Relational Database Engines (free): Today’s Enrollment
Scientists need to have a basic understanding of the variety of ways
to store data within databases. I have MySQL installed on all of my
machines; it’s simple and just works. Both R and Python provide
interfaces to MySQL, as well as a included connection to SQLite. We
can always store data in text files, but sometimes it becomes easier
to hack together a pipeline where you store your cleaned data into a
RDBMS. Tableau, listed above, has an amazing array of drivers to
access the datasets that you build in your RDBMS of choice. Both
MySQL and SQLite are free.
NoSQL Databases (free): Contemporary datasets are not
rectangular in nature. If you play around with Twitter’s API, you
will notice that the data feed is returned in JSON format. In R,
you can map JSON to a list of lists, and in python, to a dict. The
point being that getting raw data in a row by column format is a
luxury. My two favorite tools at the moment are MongoDB, which
nicely stores JSON, and Neo4J, which effectively handles graph data.
Both MongoDB and Neo4j have bindings to R and Python, so we can
work with the raw data just like we would in SQL. Both MongoDB and
Neo4j are free.
Machine Learning Techniques (free): Machine learning means a
wide array of things these days, but to me, it’s having a good
understanding which advanced technique can (and should) be applied
to your current research problem. This means having a firm
understanding of when to use regression, clustering, and data
reduction techniques. It’s also worth noting that some of the
“hotter” techniques like sentiment analysis, graph analysis, and
recommendation engines have a number of applications in Enrollment
Management. In future posts, I will discuss how to use these
techniques. In the short run, here is a previous
post
where I use a very simple toy dataset to highlight how you can
leverage data to predict student yield.
Markdown (free): Markdown is a markup language that is not only
easy to read and write, but can be converted to a number of output
formats, including HTML and Word. In R, it’s possible to automate
your entire workflow using Markdown. You can clean data, generate
slide decks, journal articles, and even interactive websites when
you use RMarkdown. So what? Your productivity skyrockets when you
can build an HTML report and have it emailed to you every morning
before you get into work. Trust me, it’s amazing.

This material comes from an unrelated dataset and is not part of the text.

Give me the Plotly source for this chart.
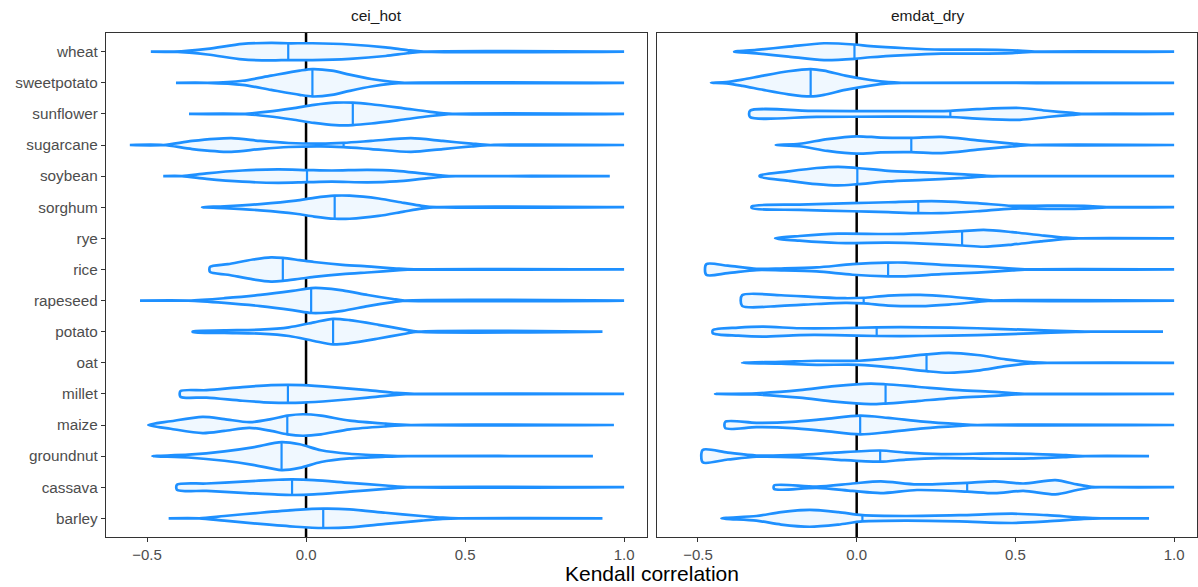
import numpy as np
import plotly.graph_objects as go

CROPS = ["wheat", "sweetpotato", "sunflower", "sugarcane", "soybean", "sorghum", "rye",
         "rice", "rapeseed", "potato", "oat", "millet", "maize", "groundnut", "cassava", "barley"]
FACETS = ["cei_hot", "emdat_dry"]
X_TICKS = [-0.5, 0.0, 0.5, 1.0]
X_TICK_TEXT = ["\u22120.5", "0.0", "0.5", "1.0"]

# ---------------- cei_hot ----------------
HOT_MIN = {"wheat": -0.488, "sweetpotato": -0.409, "sunflower": -0.368, "sugarcane": -0.554,
           "soybean": -0.449, "sorghum": -0.327, "rice": -0.302, "rapeseed": -0.522,
           "potato": -0.356, "millet": -0.395, "maize": -0.496, "groundnut": -0.483,
           "cassava": -0.406, "barley": -0.432}
HOT_MAX = {"wheat": 1.0, "sweetpotato": 1.0, "sunflower": 1.0, "sugarcane": 1.0,
           "soybean": 0.955, "sorghum": 1.0, "rice": 1.0, "rapeseed": 1.0,
           "potato": 0.932, "millet": 1.0, "maize": 0.968, "groundnut": 0.902,
           "cassava": 1.0, "barley": 0.932}
HOT_MEDIAN = {"wheat": -0.056, "sweetpotato": 0.020, "sunflower": 0.147, "sugarcane": 0.118,
              "soybean": 0.003, "sorghum": 0.090, "rice": -0.073, "rapeseed": 0.016,
              "potato": 0.085, "millet": -0.057, "maize": -0.059, "groundnut": -0.077,
              "cassava": -0.044, "barley": 0.054}
# width of the density at the minimum (blunt ends)
HOT_END_W = {"rice": 0.08, "millet": 0.09, "cassava": 0.08, "potato": 0.01}
# density profile (x, half-width in category units)
HOT_PROFILE = {
    "wheat": [(-0.415, 0.0), (-0.31, 0.09), (-0.2, 0.25), (-0.11, 0.28), (-0.056, 0.27),
              (0.02, 0.27), (0.138, 0.23), (0.25, 0.14), (0.318, 0.05), (0.37, 0.0)],
    "sweetpotato": [(-0.31, 0.0), (-0.2, 0.065), (-0.11, 0.23), (-0.02, 0.39), (0.02, 0.44),
                    (0.081, 0.39), (0.137, 0.26), (0.205, 0.12), (0.27, 0.03), (0.31, 0.0)],
    "sunflower": [(-0.2, 0.0), (-0.12, 0.075), (-0.043, 0.18), (0.025, 0.29), (0.092, 0.36),
                  (0.147, 0.36), (0.205, 0.31), (0.307, 0.18), (0.386, 0.075), (0.46, 0.0)],
    "sugarcane": [(-0.449, 0.0), (-0.358, 0.13), (-0.235, 0.22), (-0.144, 0.13), (-0.054, 0.065),
                  (0.047, 0.045), (0.118, 0.07), (0.205, 0.13), (0.33, 0.22), (0.43, 0.13),
                  (0.52, 0.045), (0.58, 0.0)],
    "soybean": [(-0.39, 0.0), (-0.313, 0.09), (-0.2, 0.18), (-0.088, 0.215), (0.003, 0.195),
                (0.081, 0.18), (0.194, 0.2), (0.284, 0.17), (0.363, 0.09), (0.43, 0.02), (0.47, 0.0)],
    "sorghum": [(-0.257, 0.03), (-0.144, 0.1), (-0.032, 0.21), (0.025, 0.30), (0.09, 0.37),
                (0.137, 0.37), (0.228, 0.28), (0.307, 0.14), (0.363, 0.045), (0.41, 0.0)],
    "rice": [(-0.246, 0.17), (-0.167, 0.32), (-0.11, 0.39), (-0.073, 0.37), (-0.02, 0.30),
             (0.025, 0.24), (0.115, 0.15), (0.205, 0.09), (0.284, 0.03), (0.34, 0.0)],
    "rapeseed": [(-0.37, 0.0), (-0.257, 0.075), (-0.144, 0.18), (-0.043, 0.31), (0.016, 0.40),
                 (0.047, 0.40), (0.115, 0.33), (0.194, 0.18), (0.273, 0.05), (0.31, 0.0)],
    "potato": [(-0.257, 0.04), (-0.144, 0.065), (-0.054, 0.14), (0.025, 0.30), (0.085, 0.41),
               (0.137, 0.37), (0.228, 0.22), (0.307, 0.075), (0.352, 0.0)],
    "millet": [(-0.313, 0.12), (-0.2, 0.22), (-0.11, 0.28), (-0.057, 0.29), (-0.01, 0.28),
               (0.081, 0.22), (0.194, 0.12), (0.284, 0.03), (0.34, 0.0)],
    "maize": [(-0.426, 0.12), (-0.325, 0.26), (-0.257, 0.19), (-0.178, 0.09), (-0.11, 0.19),
              (-0.059, 0.30), (-0.01, 0.345), (0.047, 0.30), (0.137, 0.14), (0.25, 0.045), (0.33, 0.0)],
    "groundnut": [(-0.37, 0.045), (-0.257, 0.15), (-0.167, 0.28), (-0.077, 0.45), (-0.02, 0.38),
                  (0.047, 0.19), (0.137, 0.075), (0.25, 0.02), (0.32, 0.0)],
    "cassava": [(-0.313, 0.12), (-0.2, 0.18), (-0.088, 0.24), (-0.044, 0.25), (0.025, 0.23),
                (0.137, 0.14), (0.25, 0.055), (0.33, 0.0)],
    "barley": [(-0.336, 0.0), (-0.257, 0.075), (-0.144, 0.18), (-0.032, 0.27), (0.054, 0.31),
               (0.137, 0.29), (0.25, 0.18), (0.363, 0.075), (0.43, 0.02), (0.48, 0.0)],
}

# ---------------- emdat_dry ----------------
DRY_MIN = {"wheat": -0.386, "sweetpotato": -0.459, "sunflower": -0.336, "sugarcane": -0.255,
           "soybean": -0.305, "sorghum": -0.330, "rye": -0.257, "rice": -0.474,
           "rapeseed": -0.361, "potato": -0.453, "oat": -0.361, "millet": -0.446,
           "maize": -0.414, "groundnut": -0.485, "cassava": -0.260, "barley": -0.426}
DRY_MAX = {"wheat": 1.0, "sweetpotato": 1.0, "sunflower": 1.0, "sugarcane": 1.0,
           "soybean": 1.0, "sorghum": 1.0, "rye": 1.0, "rice": 1.0,
           "rapeseed": 1.0, "potato": 0.965, "oat": 1.0, "millet": 1.0,
           "maize": 1.0, "groundnut": 0.921, "cassava": 1.0, "barley": 0.921}
DRY_MEDIAN = {"wheat": -0.007, "sweetpotato": -0.145, "sunflower": 0.295, "sugarcane": 0.172,
              "soybean": 0.002, "sorghum": 0.194, "rye": 0.332, "rice": 0.099,
              "rapeseed": 0.022, "potato": 0.063, "oat": 0.220, "millet": 0.091,
              "maize": 0.011, "groundnut": 0.074, "cassava": 0.348, "barley": 0.018}
DRY_END_W = {"sunflower": 0.1, "soybean": 0.02, "sorghum": 0.03, "rice": 0.17, "rapeseed": 0.17,
             "potato": 0.05, "maize": 0.1, "groundnut": 0.2, "cassava": 0.06}
DRY_PROFILE = {
    "wheat": [(-0.316, 0.055), (-0.215, 0.16), (-0.103, 0.27), (-0.007, 0.23), (0.043, 0.18),
              (0.155, 0.11), (0.267, 0.065), (0.379, 0.065), (0.49, 0.045), (0.57, 0.0)],
    "sweetpotato": [(-0.41, 0.02), (-0.36, 0.1), (-0.294, 0.23), (-0.215, 0.37), (-0.145, 0.44),
                    (-0.103, 0.39), (-0.036, 0.23), (0.043, 0.09), (0.1, 0.02), (0.14, 0.0)],
    "sunflower": [(-0.126, 0.095), (0.099, 0.09), (0.295, 0.1), (0.379, 0.15), (0.514, 0.19),
                  (0.60, 0.1), (0.68, 0.03), (0.72, 0.0)],
    "sugarcane": [(-0.18, 0.04), (-0.092, 0.19), (0.0, 0.28), (0.076, 0.24), (0.172, 0.23),
                  (0.267, 0.26), (0.38, 0.15), (0.49, 0.045), (0.55, 0.0)],
    "soybean": [(-0.215, 0.15), (-0.126, 0.26), (-0.058, 0.30), (0.002, 0.26), (0.099, 0.17),
                (0.21, 0.12), (0.323, 0.065), (0.41, 0.01), (0.45, 0.0)],
    "sorghum": [(-0.18, 0.085), (-0.013, 0.13), (0.099, 0.16), (0.194, 0.19), (0.267, 0.19),
                (0.38, 0.13), (0.49, 0.045), (0.60, 0.05), (0.716, 0.045), (0.806, 0.0)],
    "rye": [(-0.18, 0.075), (-0.058, 0.15), (0.099, 0.14), (0.21, 0.17), (0.332, 0.23),
            (0.40, 0.27), (0.49, 0.2), (0.58, 0.1), (0.66, 0.02), (0.7, 0.0)],
    "rice": [(-0.406, 0.12), (-0.316, 0.02), (-0.238, 0.03), (-0.126, 0.065), (-0.013, 0.17),
             (0.099, 0.22), (0.155, 0.22), (0.267, 0.15), (0.38, 0.1), (0.49, 0.03), (0.55, 0.0)],
    "rapeseed": [(-0.238, 0.17), (-0.126, 0.11), (-0.036, 0.075), (0.022, 0.09), (0.099, 0.16),
                 (0.2, 0.18), (0.29, 0.13), (0.38, 0.045), (0.43, 0.0)],
    "potato": [(-0.373, 0.13), (-0.294, 0.16), (-0.18, 0.11), (-0.07, 0.11), (0.063, 0.14),
               (0.21, 0.14), (0.38, 0.11), (0.548, 0.055), (0.69, 0.01), (0.74, 0.0)],
    "oat": [(-0.238, 0.03), (-0.126, 0.065), (0.009, 0.065), (0.12, 0.16), (0.22, 0.27),
            (0.29, 0.32), (0.38, 0.25), (0.47, 0.11), (0.548, 0.02), (0.6, 0.0)],
    "millet": [(-0.316, 0.02), (-0.18, 0.12), (-0.07, 0.25), (0.043, 0.33), (0.091, 0.31),
               (0.19, 0.23), (0.323, 0.12), (0.435, 0.065), (0.5, 0.02), (0.55, 0.0)],
    "maize": [(-0.316, 0.07), (-0.204, 0.1), (-0.103, 0.19), (0.011, 0.30), (0.099, 0.23),
              (0.21, 0.11), (0.323, 0.03), (0.38, 0.0)],
    "groundnut": [(-0.406, 0.11), (-0.316, 0.02), (-0.18, 0.04), (-0.07, 0.11), (0.074, 0.18),
                  (0.155, 0.11), (0.267, 0.065), (0.435, 0.085), (0.548, 0.075), (0.66, 0.03),
                  (0.72, 0.0)],
    "cassava": [(-0.126, 0.02), (-0.013, 0.12), (0.076, 0.19), (0.19, 0.09), (0.348, 0.14),
                (0.435, 0.19), (0.525, 0.12), (0.626, 0.23), (0.694, 0.09), (0.74, 0.01), (0.78, 0.0)],
    "barley": [(-0.316, 0.075), (-0.238, 0.2), (-0.148, 0.27), (-0.058, 0.2), (0.018, 0.1),
               (0.155, 0.075), (0.323, 0.1), (0.49, 0.15), (0.60, 0.1), (0.716, 0.02), (0.77, 0.0)],
}

LINE_COLOR = "#1E90FF"
FILL_COLOR = "#F0F8FF"
FONT = "Liberation Sans, Arial, Helvetica, sans-serif"

fig = go.Figure()
n = len(CROPS)


def add_violins(mins, maxs, medians, endw, profiles, xa, ya):
    for i, crop in enumerate(CROPS):
        if crop not in profiles:
            continue
        pos = n - i
        xs = [mins[crop]] + [p[0] for p in profiles[crop]] + [maxs[crop]]
        ws = [endw.get(crop, 0.0)] + [p[1] for p in profiles[crop]] + [0.0]
        pts = [(x, pos + w) for x, w in zip(xs, ws)]
        pts += [(x, pos - w) for x, w in zip(xs[::-1], ws[::-1])]
        pts.append(pts[0])
        clean = [pts[0]]
        for p in pts[1:]:
            if abs(p[0] - clean[-1][0]) > 1e-9 or abs(p[1] - clean[-1][1]) > 1e-9:
                clean.append(p)
        fig.add_trace(go.Scatter(
            x=[p[0] for p in clean], y=[p[1] for p in clean],
            mode="lines", fill="toself", fillcolor=FILL_COLOR,
            line=dict(color=LINE_COLOR, width=2.7, shape="spline", smoothing=0.8),
            xaxis=xa, yaxis=ya, showlegend=False, hoverinfo="skip"))
        med = medians[crop]
        kx = [p[0] for p in profiles[crop]]
        kw = [p[1] for p in profiles[crop]]
        mw = float(np.interp(med, kx, kw))
        fig.add_trace(go.Scatter(
            x=[med, med], y=[pos - mw, pos + mw], mode="lines",
            line=dict(color=LINE_COLOR, width=2.2),
            xaxis=xa, yaxis=ya, showlegend=False, hoverinfo="skip"))


add_violins(HOT_MIN, HOT_MAX, HOT_MEDIAN, HOT_END_W, HOT_PROFILE, "x", "y")
add_violins(DRY_MIN, DRY_MAX, DRY_MEDIAN, DRY_END_W, DRY_PROFILE, "x2", "y2")

W, H = 1198, 587
left_dom = [106 / W, 647 / W]
right_dom = [657 / W, 1197 / W]
y_dom = [(H - 537) / H, (H - 33) / H]
x_range = [-0.629, 1.072]
y_range = [0.4, n + 0.6]

axis_common = dict(showline=True, mirror=True, linecolor="#333333", linewidth=1.3,
                   showgrid=False, zeroline=False)
tick_font = dict(size=15, color="#4D4D4D", family=FONT)

fig.update_layout(
    width=W, height=H,
    margin=dict(l=0, r=0, t=0, b=0),
    paper_bgcolor="white", plot_bgcolor="white",
    font=dict(family=FONT),
    xaxis=dict(domain=left_dom, range=x_range, anchor="y", tickvals=X_TICKS,
               ticktext=X_TICK_TEXT, ticks="outside", ticklen=4, tickcolor="#333333",
               tickwidth=1.3, tickfont=tick_font, **axis_common),
    xaxis2=dict(domain=right_dom, range=x_range, anchor="y2", tickvals=X_TICKS,
                ticktext=X_TICK_TEXT, ticks="outside", ticklen=4, tickcolor="#333333",
                tickwidth=1.3, tickfont=tick_font, **axis_common),
    yaxis=dict(domain=y_dom, range=y_range, anchor="x",
               tickvals=[n - i for i in range(n)], ticktext=CROPS,
               ticks="outside", ticklen=4, tickcolor="#333333", tickwidth=1.3,
               tickfont=dict(size=15.3, color="#4D4D4D", family=FONT), **axis_common),
    yaxis2=dict(domain=y_dom, range=y_range, anchor="x2", showticklabels=False,
                ticks="", **axis_common),
)

for xr in ["x", "x2"]:
    fig.add_shape(type="line", xref=xr, yref=("y domain" if xr == "x" else "y2 domain"),
                  x0=0, x1=0, y0=0, y1=1, line=dict(color="black", width=2.5), layer="below")

for facet, dom in zip(FACETS, [left_dom, right_dom]):
    fig.add_annotation(text=facet, x=(dom[0] + dom[1]) / 2, y=(H - 15) / H,
                       xref="paper", yref="paper", showarrow=False,
                       xanchor="center", yanchor="middle",
                       font=dict(size=15.5, color="#1A1A1A", family=FONT))

fig.add_annotation(text="Kendall correlation", x=(106 + 1197) / 2 / W, y=(H - 573) / H,
                   xref="paper", yref="paper", showarrow=False,
                   xanchor="center", yanchor="middle",
                   font=dict(size=21, color="black", family=FONT))

fig.write_html("out.html")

Github (free-ish): Github is a cloud-based solution to store
your Git (version control) projects online. Git makes it possible
for your to lock in versions of your code and analysis, even
reports. No more saving your files with v1, v2, etc. It’s the
bee’s knees but does take some getting used to. The learning curve
is worth the effort.
What’s Next?
Outside of Tableau, all of the skills and software listed above are
free, as in, free beer. Even Tableau has Tableau Public, but there are
usage limitations, Nonetheless, everything you need to be effective
within Enrollment Science is (basically) free. Of course, it takes time
to hone these skills, many of which can not be learned from a text book,
but the efforts will pay off in spades. Enrollment Science is no longer
a luxury, but a necessity in order to compete in today’s rapidly
changing higher education landscape. From here, I aim to highlight how
easy it is to get started within Enrollment Science. I am very
passionate about this topic, so I hope to share that passion with you.

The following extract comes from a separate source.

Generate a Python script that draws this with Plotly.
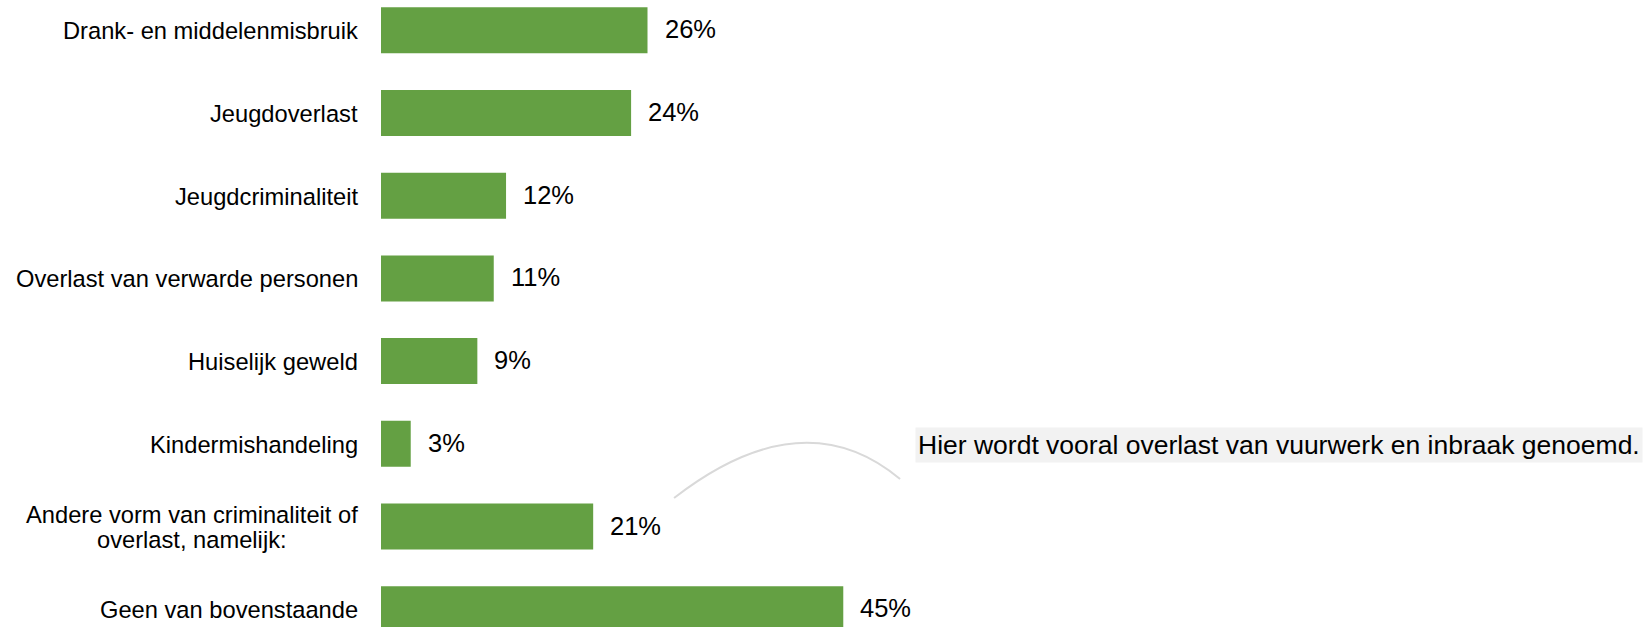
import plotly.graph_objects as go

categories = [
    "Drank- en middelenmisbruik",
    "Jeugdoverlast",
    "Jeugdcriminaliteit",
    "Overlast van verwarde personen",
    "Huiselijk geweld",
    "Kindermishandeling",
    "Andere vorm van criminaliteit of<br>overlast, namelijk:",
    "Geen van bovenstaande",
]
# bar lengths (labels show rounded values)
values = [26.0, 24.4, 12.2, 11.0, 9.4, 2.9, 20.7, 45.1]
value_labels = ["26%", "24%", "12%", "11%", "9%", "3%", "21%", "45%"]
callout_text = "Hier wordt vooral overlast van vuurwerk en inbraak genoemd."

W, H = 1643, 627
L = 381
FONT = "Liberation Sans, Arial, sans-serif"
LABEL_SIZE = 23.7
GREEN = "#64a043"

# approximate Arial/Liberation Sans advance widths (em units) for centring wrapped labels
_W = {c: 0.556 for c in "abdeghnopqu0123456789"}
_W.update({c: 0.5 for c in "cksvxyz"})
_W.update({c: 0.222 for c in "ijl"})
_W.update({"f": 0.278, "t": 0.278, "r": 0.333, "m": 0.833, "w": 0.722,
           " ": 0.278, ",": 0.278, ":": 0.278, ".": 0.278, "-": 0.333,
           "A": 0.667, "O": 0.778, "G": 0.778, "D": 0.722, "H": 0.722,
           "J": 0.5, "K": 0.667})


def text_width(s, size):
    return sum(_W.get(ch, 0.556) for ch in s) * size


fig = go.Figure()
fig.add_trace(go.Bar(
    x=values, y=categories, orientation="h",
    marker=dict(color=GREEN, line=dict(width=0)),
    width=0.556, hoverinfo="skip",
))

annotations = []
for c, v, t in zip(categories, values, value_labels):
    lines = c.split("<br>")
    n = len(lines)
    block_w = max(text_width(s, LABEL_SIZE) for s in lines)
    for i, line in enumerate(lines):
        annotations.append(dict(
            x=0, y=c, xref="x", yref="y", text=line, showarrow=False,
            xanchor="center", yanchor="middle",
            xshift=-23 - block_w / 2,
            yshift=((n - 1) / 2 - i) * 25 - 1,
            font=dict(family=FONT, size=LABEL_SIZE, color="#000000"),
        ))
    annotations.append(dict(
        x=v, y=c, xref="x", yref="y", text=t, showarrow=False,
        xanchor="left", yanchor="middle", xshift=15, yshift=1,
        font=dict(family=FONT, size=25.5, color="#000000"),
    ))


def px(xp):
    return (xp - L) / (W - L)


def py(yp):
    return 1 - yp / H


annotations.append(dict(
    x=1, y=py(444.7), xref="paper", yref="paper", text=callout_text,
    showarrow=False, xanchor="right", yanchor="middle",
    bgcolor="#f2f2f2", borderpad=2,
    font=dict(family=FONT, size=26.5, color="#000000"),
))

arc = "M {:.4f},{:.4f} Q {:.4f},{:.4f} {:.4f},{:.4f}".format(
    px(674), py(498), px(803), py(398), px(900), py(479))

fig.update_layout(
    width=W, height=H,
    margin=dict(l=L, r=0, t=0, b=0),
    paper_bgcolor="white", plot_bgcolor="white",
    showlegend=False,
    xaxis=dict(range=[0, (W - L) / 10.25], visible=False, fixedrange=True),
    yaxis=dict(range=[7.215, -0.366], showticklabels=False, showgrid=False,
               zeroline=False, showline=False, ticks="", fixedrange=True),
    annotations=annotations,
    shapes=[dict(type="path", path=arc, xref="paper", yref="paper",
                 line=dict(color="#d9d9d9", width=2))],
)

fig.write_html(
    "out.html",
    config={"displayModeBar": False},
    post_script="document.body.style.margin='0';document.body.style.overflow='hidden';",
)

My aim is to introduce you to the tools listed above, and apply
advanced techniques to datasets that you already have in-house. Today,
Enrollment Management divisions are asking increasingly complex
questions. Luckily, industry (i.e. for profit companies) have proven
that we can leverage data to improve our position in the market, so it’s
about time we get better at data within Enrollment Management.